274 A.3d 1124
Md.2022Background
- Two consolidated Maryland cases: Howling and Abongnelah were arrested in 2019 while in possession of firearms but were statutorily disqualified from possessing them (Howling: gun found in rental truck; Abongnelah: gun on his person after stop; Abongnelah was under 21 and a felon).
- Each defendant admitted possession (Howling in a police interview; Abongnelah on a recorded jail call); both cases included stipulations about prior convictions or status.
- Defendants requested jury instructions based on Rehaif v. United States, arguing the State must prove both knowledge of possession and knowledge of prohibited status; trial courts denied and used Maryland Pattern Jury Instructions requiring only knowledge of possession.
- Juries convicted both defendants under Md. Pub. Safety §§ 5-133 (firearm) and 5-133.1 (ammunition as applicable); the Court of Special Appeals affirmed.
- The Court of Appeals granted certiorari and held Rehaif (a federal statutory interpretation) does not control Maryland law; Maryland statutes § 5-133 and § 5-133.1 require proof only that the defendant knowingly possessed the firearm/ammunition, not that the defendant knew he belonged to a prohibited class.
Issues
| Issue | Petitioner(s) Argument | State's Argument | Held |
|---|---|---|---|
| Whether Rehaif's requirement that the government prove the defendant knew his prohibited status applies to Md. Pub. Safety § 5-133/.1 | Rehaif’s mens rea presumption should apply; Maryland statutes should be read to require knowledge of prohibited status | Rehaif construes a federal statute and is not binding; Maryland statutes lack the textual hook that made Rehaif applicable | Rehaif is not controlling; Maryland §§ 5-133/.1 do not require knowledge of status — only knowledge of possession |
| Whether the trial courts abused discretion by refusing jury instructions that included knowledge-of-status as an element | Requested Rehaif-based instructions were correct statements of law and should have been given | Requested instructions misstated Maryland law; pattern instructions correctly stated the elements | No abuse of discretion; MPJI (pattern) instructions properly required only knowledge of possession |
| Whether Pub. Safety § 5-133/.1 should be read (via § 5-144 or otherwise) to import a general "knowingly" mens rea | Petitioners urged § 5-144’s "knowingly" applies, or that the presumption of mens rea requires knowledge of status | § 5-144 is a catch-all expressly limited by "except as otherwise provided in this subtitle;" specific § 5-133 controls | Court held the specific text and structure of § 5-133 (and § 5-133.1) show the General Assembly intended only knowledge of possession; § 5-144 does not expand § 5-133’s mens rea |
| Sufficiency of evidence for conviction without proving knowledge of status (Abongnelah) | Insufficient: no proof he knew he was a felon/prohibited at time of possession | Sufficient: admissions and stipulation of prior conviction satisfy elements as instructed | Evidence (admission on jail call + stipulation of prior conviction) was legally sufficient to sustain conviction |
Key Cases Cited
- Rehaif v. United States, 139 S. Ct. 2191 (U.S. 2019) (Supreme Court held 18 U.S.C. § 922(g) requires proof the defendant knew both possession and that his status made possession unlawful)

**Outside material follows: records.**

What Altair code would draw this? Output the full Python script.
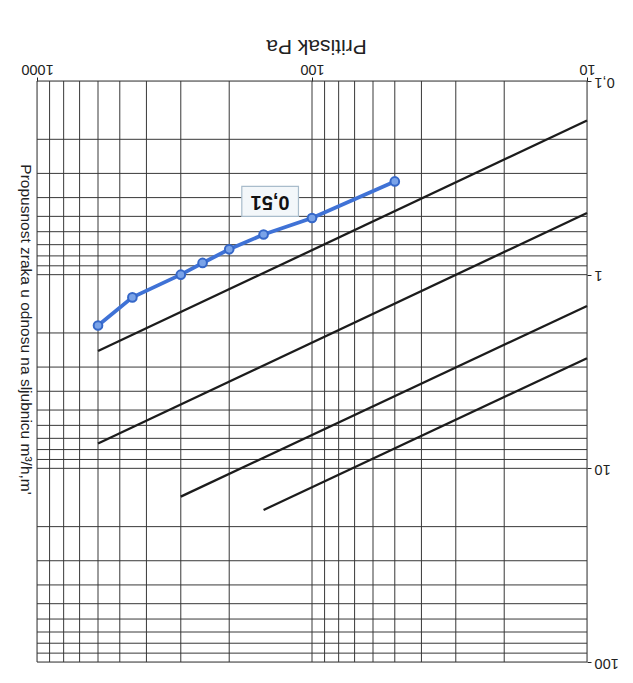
import altair as alt
import pandas as pd

# ---- data ----
pressure = [600, 450, 300, 250, 200, 150, 100, 50]          # Pa
flow = [1.83, 1.31, 1.0, 0.87, 0.74, 0.62, 0.51, 0.33]       # m3/h,m

class_names = ["k4", "k4", "k3", "k3", "k2", "k2", "k1", "k1"]
class_p = [10, 600, 10, 600, 10, 300, 10, 150]
class_q = [0.16, 2.48, 0.48, 7.45, 1.45, 14.0, 2.7, 16.4]

x_ticks = [10, 100, 1000]
y_ticks = [0.1, 1, 10, 100]
x_grid = [m * 10 ** e for e in (1, 2) for m in range(1, 10)] + [1000]
y_grid = [round(m * 10.0 ** e, 3) for e in (-1, 0, 1) for m in range(1, 10)] + [100]

label_text = ["0,51"]
label_p = [142]
label_q = [0.42]
box_p1, box_p2 = [112], [180]
box_q1, box_q2 = [0.35], [0.50]

FONT = "Liberation Sans"

df_series = pd.DataFrame({"p": pressure, "q": flow})
df_class = pd.DataFrame({"p": class_p, "q": class_q, "c": class_names})
df_xg = pd.DataFrame({"p": x_grid})
df_yg = pd.DataFrame({"q": y_grid})
df_lab = pd.DataFrame({"p": label_p, "q": label_q, "t": label_text})
df_box = pd.DataFrame({"p": box_p1, "p2": box_p2, "q": box_q1, "q2": box_q2})

xs = alt.Scale(type="log", domain=[10, 1000], reverse=True, nice=False)
ys = alt.Scale(type="log", domain=[0.1, 100], reverse=True, nice=False)

xaxis = alt.Axis(
    orient="top", values=x_ticks, grid=False, labelAngle=180,
    labelAlign="center", labelBaseline="top", labelPadding=2,
    labelFontSize=14.5, labelFlush=False, labelOverlap=False,
    labelExpr="format(datum.value, 'd')", labelColor="#222",
    tickSize=4, tickColor="#222", domain=False,
    title="Pritisak Pa", titleAngle=180, titleFontSize=21,
    titleFontWeight="normal", titleX=279, titleY=-36,
    titleAlign="center", titleBaseline="middle", titleColor="#222",
)
yaxis = alt.Axis(
    orient="right", values=y_ticks, grid=False, labelAngle=180,
    labelAlign="right", labelBaseline="middle", labelPadding=3,
    labelFontSize=14.5, labelFlush=False, labelOverlap=False,
    labelExpr="datum.value < 0.5 ? '0,1' : format(datum.value, 'd')",
    labelColor="#222", tickSize=4, tickColor="#222", domain=False,
    title="Propusnost zraka u odnosu na sljubnicu m³/h,m'",
    titleAngle=90, titleFontSize=15.5, titleFontWeight="normal",
    titleX=-562, titleY=248, titleAlign="center", titleBaseline="middle",
    titleColor="#222",
)

X = alt.X("p:Q", scale=xs, axis=xaxis)
Y = alt.Y("q:Q", scale=ys, axis=yaxis)

grid_v = alt.Chart(df_xg).mark_rule(color="#383838", strokeWidth=1).encode(x=X)
grid_h = alt.Chart(df_yg).mark_rule(color="#383838", strokeWidth=1).encode(y=Y)

class_lines = alt.Chart(df_class).mark_line(color="#1c1c1c", strokeWidth=2.3).encode(
    x=X, y=Y, detail="c:N"
)

series_line = alt.Chart(df_series).mark_line(color="#3f72d6", strokeWidth=3.8).encode(
    x=X, y=Y, order=alt.Order("p:Q")
)
series_pts = alt.Chart(df_series).mark_point(
    shape="circle", filled=True, size=75, fill="#7aa3e8", stroke="#3567c8",
    strokeWidth=2, opacity=1
).encode(x=X, y=Y)

box = alt.Chart(df_box).mark_rect(
    fill="#f3f7fa", stroke="#a9bccb", strokeWidth=1.2
).encode(x=X, x2="p2:Q", y=Y, y2="q2:Q")

label = alt.Chart(df_lab).mark_text(
    angle=180, fontSize=20, fontWeight="bold", color="#111", font=FONT,
    align="center", baseline="middle"
).encode(x=X, y=Y, text="t:N")

chart = alt.layer(
    grid_v, grid_h, class_lines, series_line, series_pts, box, label
).properties(
    width=550, height=581,
    autosize=alt.AutoSizeParams(type="none"),
    padding={"left": 29, "top": 73, "right": 38, "bottom": 13},
).configure_view(
    stroke="#1e1e1e", strokeWidth=1.5
).configure(
    font=FONT, background="white"
)

chart.save("out.html", embed_options={"renderer": "svg", "actions": False})
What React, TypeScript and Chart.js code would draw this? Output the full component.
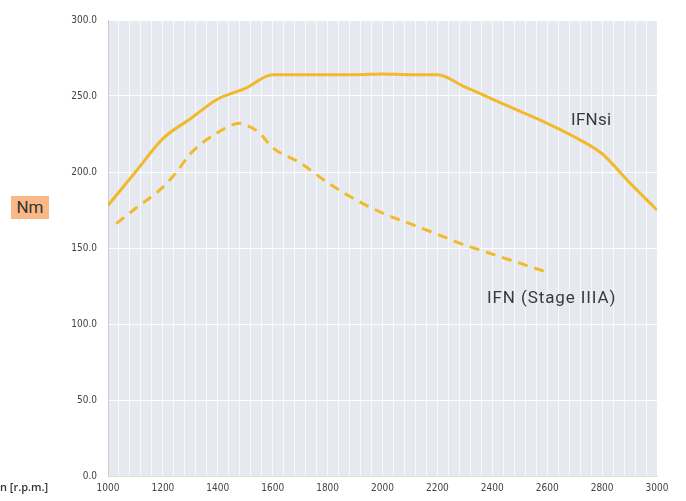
import React, { useEffect, useRef } from "react";
import { Chart, registerables } from "chart.js";

Chart.register(...registerables);

const ifnsiRpm = [1000, 1100, 1200, 1300, 1400, 1500, 1600, 1700, 1800, 1900, 2000, 2100, 2200, 2300, 2400, 2500, 2600, 2700, 2800, 2900, 3000];
const ifnsiTorque = [178, 200, 222, 235, 248, 255, 264, 264, 264, 264, 264.5, 264, 264, 256, 248, 240, 232, 223, 212, 193, 175];

const ifnRpm = [1030, 1100, 1200, 1250, 1300, 1400, 1480, 1500, 1550, 1600, 1700, 1800, 1900, 2000, 2100, 2200, 2300, 2400, 2500, 2600];
const ifnTorque = [166, 176, 190, 200, 212, 226, 232, 231, 226, 216, 206, 193, 182, 173, 166, 159, 152, 146, 140, 134];

const xTickLabels = [1000, 1200, 1400, 1600, 1800, 2000, 2200, 2400, 2600, 2800, 3000];
const yTickValues = [0, 50, 100, 150, 200, 250, 300];

const seriesNames = ["IFNsi", "IFN (Stage IIIA)"];
const lineColor = "#f2b92c";

const bgPlugin = {
  id: "plotBg",
  beforeDraw(chart: any) {
    const { ctx, chartArea } = chart;
    if (!chartArea) return;
    ctx.save();
    ctx.fillStyle = "#e6eaf0";
    ctx.fillRect(chartArea.left, chartArea.top, chartArea.right - chartArea.left, chartArea.bottom - chartArea.top);
    ctx.restore();
  },
};

export default function App() {
  const ref = useRef<HTMLCanvasElement>(null);
  useEffect(() => {
    if (!ref.current) return;
    const chart = new Chart(ref.current, {
      type: "line",
      data: {
        datasets: [
          {
            label: seriesNames[0],
            data: ifnsiRpm.map((x, i) => ({ x, y: ifnsiTorque[i] })),
            borderColor: lineColor,
            borderWidth: 3,
            pointRadius: 0,
            cubicInterpolationMode: "monotone",
            fill: false,
          },
          {
            label: seriesNames[1],
            data: ifnRpm.map((x, i) => ({ x, y: ifnTorque[i] })),
            borderColor: lineColor,
            borderWidth: 3,
            borderDash: [10, 7],
            pointRadius: 0,
            cubicInterpolationMode: "monotone",
            fill: false,
          },
        ],
      },
      options: {
        animation: false,
        responsive: false,
        maintainAspectRatio: false,
        layout: { padding: { left: 0, right: 29, top: 20, bottom: 0 } },
        plugins: { legend: { display: false }, tooltip: { enabled: false } },
        scales: {
          x: {
            type: "linear",
            min: 1000,
            max: 3000,
            afterFit: (s: any) => { s.height = 25; },
            afterBuildTicks: (s: any) => {
              const t = [];
              for (let v = 1000; v <= 3000; v += 40) t.push({ value: v });
              s.ticks = t;
            },
            ticks: {
              autoSkip: false,
              maxRotation: 0,
              padding: 6,
              color: "#444",
              font: { family: "DejaVu Sans Condensed", size: 10 },
              callback: (v: any) => (xTickLabels.includes(v) ? String(v) : ""),
            },
            grid: { color: "rgba(255,255,255,0.7)", lineWidth: 1, drawTicks: false },
            border: { color: "#dde3c4", width: 1 },
          },
          y: {
            min: 0,
            max: 300,
            afterFit: (s: any) => { s.width = 108; },
            afterBuildTicks: (s: any) => { s.ticks = yTickValues.map((v) => ({ value: v })); },
            ticks: {
              padding: 11,
              color: "#444",
              font: { family: "DejaVu Sans Condensed", size: 10 },
              callback: (v: any) => Number(v).toFixed(1),
            },
            grid: { color: "#ffffff", lineWidth: 1, drawTicks: false },
            border: { color: "#c9ced6", width: 1 },
          },
        },
      },
      plugins: [bgPlugin],
    } as any);
    return () => chart.destroy();
  }, []);

  return (
    <div style={{ position: "fixed", left: 0, top: 0, width: 686, height: 501, background: "#fff" }}>
      <canvas ref={ref} width={686} height={501} style={{ display: "block" }} />
      <div style={{ position: "absolute", left: 11, top: 196, width: 38, height: 23, background: "#f9b886", fontFamily: "Roboto, sans-serif", fontSize: 17, color: "#333", lineHeight: "23px", textAlign: "center" }}>Nm</div>
      <div style={{ position: "absolute", left: 0, top: 480, fontFamily: "'Open Sans', sans-serif", fontSize: 11, fontWeight: 600, color: "#333", lineHeight: "14px" }}>n [r.p.m.]</div>
      <div style={{ position: "absolute", left: 571, top: 108, fontFamily: "Roboto, sans-serif", fontSize: 17, color: "#3a3a3a", lineHeight: "22px", letterSpacing: 0.3 }}>{seriesNames[0]}</div>
      <div style={{ position: "absolute", left: 487, top: 286, fontFamily: "Roboto, sans-serif", fontSize: 17, color: "#3a3a3a", lineHeight: "22px", letterSpacing: 0.9 }}>{seriesNames[1]}</div>
    </div>
  );
}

- Brice v. State, 225 Md. App. 666 (Md. Ct. Spec. App. 2015) (intermediate appellate decision holding § 5-133 mens rea limited to knowledge of possession)
- Lawrence v. State, 475 Md. 384 (Md. 2021) (analysis of mens rea and when General Assembly evidenced intent to exclude knowledge as element)
- Dawkins v. State, 313 Md. 638 (Md. 1988) (recognition of presumption of mens rea and its application to possession offenses)
- Chow v. State, 393 Md. 431 (Md. 2006) (statute using the word "knowingly" requires proof defendant knew the conduct was illegal)
- Parker v. State, 402 Md. 372 (Md. 2007) (possession convictions require proof the defendant knew of the item possessed)
- State v. McGagh, 472 Md. 168 (Md. 2021) (articulating the Jackson v. Virginia sufficiency standard applied on appeal)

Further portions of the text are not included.